U.S. Attorney General William Barr offered harsh words for several American tech giants, as well as Hollywood studios and filmmakers, for their purported relationships with China in a fiery speech given at the Gerald R. Ford Presidential Museum in Grand Rapids, Michigan, on Thursday.
Barr's prepared remarks, which were later made available by the Department of Justice, focused on the country's response to the Chinese Communist Party's global ambitions, deeming that the CCP has sought to undermine the "rules-based international system" while making the world "safe for dictatorship."

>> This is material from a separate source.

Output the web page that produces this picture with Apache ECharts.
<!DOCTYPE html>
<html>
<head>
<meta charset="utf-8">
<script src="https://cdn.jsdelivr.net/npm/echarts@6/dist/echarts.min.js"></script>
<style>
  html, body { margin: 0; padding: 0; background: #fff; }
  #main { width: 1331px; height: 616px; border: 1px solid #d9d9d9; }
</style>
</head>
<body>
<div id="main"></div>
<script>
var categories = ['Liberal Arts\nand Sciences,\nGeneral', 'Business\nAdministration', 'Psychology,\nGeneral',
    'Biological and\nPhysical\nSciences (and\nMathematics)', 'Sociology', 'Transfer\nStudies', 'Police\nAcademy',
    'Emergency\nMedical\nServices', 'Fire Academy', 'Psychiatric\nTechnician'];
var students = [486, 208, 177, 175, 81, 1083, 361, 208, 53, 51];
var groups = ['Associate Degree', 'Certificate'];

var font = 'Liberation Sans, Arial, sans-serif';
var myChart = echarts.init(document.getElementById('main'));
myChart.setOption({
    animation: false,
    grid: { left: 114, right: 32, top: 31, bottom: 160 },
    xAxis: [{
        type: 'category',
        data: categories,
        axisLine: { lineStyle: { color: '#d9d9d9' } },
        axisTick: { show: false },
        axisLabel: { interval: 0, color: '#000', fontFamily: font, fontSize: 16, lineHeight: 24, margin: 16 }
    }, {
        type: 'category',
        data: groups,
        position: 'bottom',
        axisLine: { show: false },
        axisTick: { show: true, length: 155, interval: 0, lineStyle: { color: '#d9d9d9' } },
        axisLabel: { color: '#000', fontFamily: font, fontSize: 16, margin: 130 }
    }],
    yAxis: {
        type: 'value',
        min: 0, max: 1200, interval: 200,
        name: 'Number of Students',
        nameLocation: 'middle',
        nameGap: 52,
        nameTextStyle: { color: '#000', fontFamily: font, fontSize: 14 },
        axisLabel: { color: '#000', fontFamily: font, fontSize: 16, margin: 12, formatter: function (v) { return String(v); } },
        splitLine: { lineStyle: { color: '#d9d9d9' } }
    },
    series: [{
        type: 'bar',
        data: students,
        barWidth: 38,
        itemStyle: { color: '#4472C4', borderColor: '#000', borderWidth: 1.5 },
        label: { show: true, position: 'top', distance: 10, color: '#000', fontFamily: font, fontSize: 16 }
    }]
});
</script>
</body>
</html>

The two-time attorney general -- who previously served under President George H. W. Bush before joining the administration of current President Donald Trump -- further opined that America's response to the CCP would have a historic impact in determining whether the U.S. and its democratic allies would continue to shape their own destinies or if China and "its autocratic tributaries will control the future."
During his speech, Barr criticized American organizations and institutions for their relations with China. In doing so, he slammed the tech industry, specifically naming Google, Microsoft, Yahoo and Apple as corporations that have been "all too willing to collaborate with the CCP."
Among other issues, Barr pointed to Apple's removal of the news app Quartz from its app store in China, after Chinese officials complained about coverage of the ongoing democracy protests in Hong Kong, as an example of this collaboration.
Barr also took aim at the film industry, decrying perceived hypocrisy of actors, producers and directors who "pride themselves on celebrating freedom and the human spirit" while also censoring films to appease the Communist Party, who he referred to as "the world's most powerful violator of human rights."
To that end, Barr noted that in the Paramount Pictures film World War Z -- in which a worldwide virus turns people into flesh-eating zombies -- the pandemic's patient zero was originally meant to be from China, as was the case in the novel the film was based on. However, references to China were reportedly removed at the studio's behest in hopes of landing a Chinese distribution deal.
He also cited Marvel's Doctor Strange and the decision of the film's studio to change a character who was a Tibetan monk in the comic books that inspired the film to a person of Celtic origins in an effort to appease China.
Barr's address comes three weeks after National Security Advisor Robert O'Brien had declared that "the days of American passivity and naivety regarding the People's Republic of China are over," a quote that Barr cited during his remarks.
As reported previously by The Inquisitr, Barr has also been in the news for allegedly being against the commuting of Roger Stone's sentence by the president.